O documento também descartou algumas suposições apontadas por testemunhas na época do acidente: vídeos ajudaram os técnicos a concluírem que a aeronave se chocou com o solo a cerca de 700 km/h, não estava pegando fogo e não estava em posição invertida, ou seja, virada de cabeça para baixo.

Antes da apresentação à imprensa do relatório da comissão, familiares das vítimas estiveram reunidos com os investigadores, que os apresentaram à conclusão da apuração. Parentes do piloto e do copiloto mortos no acidente não compareceram.
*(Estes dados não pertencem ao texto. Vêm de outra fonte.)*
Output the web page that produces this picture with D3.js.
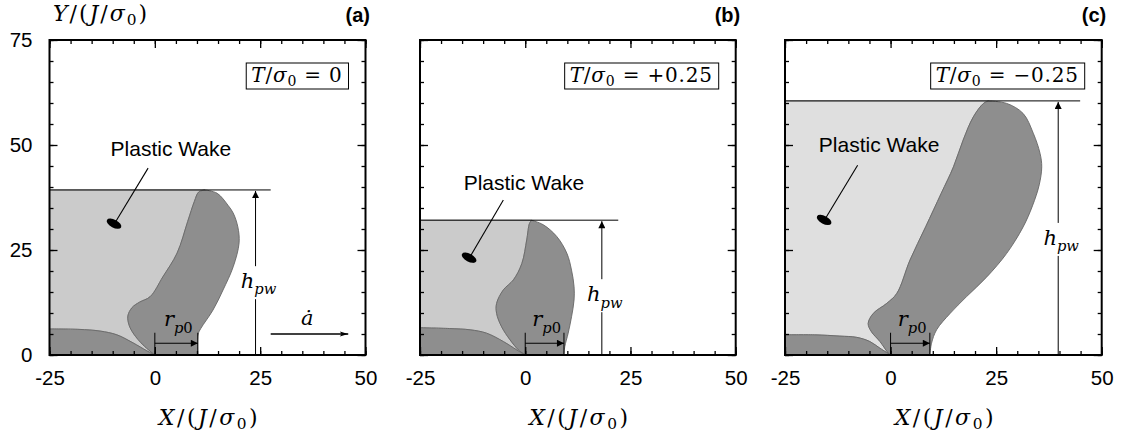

A defesa dos dois tenta provar que houve falha no projeto da aeronave.

 

Frase

“O mau tempo não colocaria em risco a operação, caso o plano de pouso tivesse sido seguido

Dilton José Schuck, Brigadeiro

 

Principais pontos

» Desorientação espacial

No cenário em que se deu a colisão da aeronave contra o solo, diversas condições teriam sido desfavoráveis aos pilotos, como a redução da visibilidade por causa das más condições do tempo, o estresse e o aumento da carga de trabalho, a falta de treinamento adequado e uma “possível perda da consciência situacional”.

 

» Falta de disciplina e atitude da tripulação

Piloto e copiloto desviaram a rota de pouso na chegada ao aeroporto de Santos, sem consultar nem comunicar previamente os controladores de voo. A alteração do trajeto acabou fazendo com que eles não adotassem os procedimentos previstos e se vissem na necessidade de arremeter a aeronave.

 

» Mau tempo

A chuva e os ventos fortes na manhã do acidente fizeram com que a Cenipa avaliasse as condições do tempo como próximas dos mínimos de segurança. O mau tempo, porém, não apresentava risco à operação, caso os pilotos tivessem consultado previamente o boletim meteorológico.

 

» A queda

O relatório também descartou algumas suposições apontadas por testemunhas na época do acidente: vídeos ajudaram os técnicos a concluir que a aeronave se chocou com o solo a cerca de 700 km/h, não estava em chamas e mantinha sua posição normal (e não invertida, virada de cabeça para baixo).

 

» Aeronave

Perícia feita nos destroços do avião apontou que os freios não foram acionados no momento da queda e o trem de pouso estava recolhido, procedimento diferente do que deveria acontecer durante a aterrissagem. A aeronave estava abastecida e os técnicos não identificaram ‘anormalidades pré-pouso” nos equipamentos.

 

Memória

Sete mortos em Santos

Na manhã de 13 de agosto de 2014, a aeronave que transportava o então candidato à Presidência da República pelo PSB, Eduardo Campos, caiu sobre uma área residencial da cidade de Santos (SP). No momento do acidente, o tempo estava chuvoso e ventava na região. Além dele, do piloto Marcos Martins e do copiloto Geraldo Magela, estavam no avião o assessor de imprensa de Campos, Carlos augusto Ramos Leal Filho, o assessor Pedro Almeida Valadares Neto, o fotógrafo Alexandre Severo Gomes e Silva e o funcionário da campanha Marcelo de Oliveira Lyra. A candidata à vice na chapa de Eduardo Campos, Marina Silva, assumiu a campanha e se manteve à frente das pesquisas, ameaçando a reeleição de Dilma Rousseff e a polarização do PT com o PSDB do senador Aécio Neves, também na disputa.

O avião Cessna PR-AFA estava registrado na Agência Nacional de Aviação Civil (Anac) em nome da AF Andrade, um grupo de usineiros de Ribeirão Preto. Porém, não há registro de que a AF Andrade atue como empresa de táxi aéreo. Os gastos com o avião não foram incluídos na primeira prestação de contas do PSB ao TSE.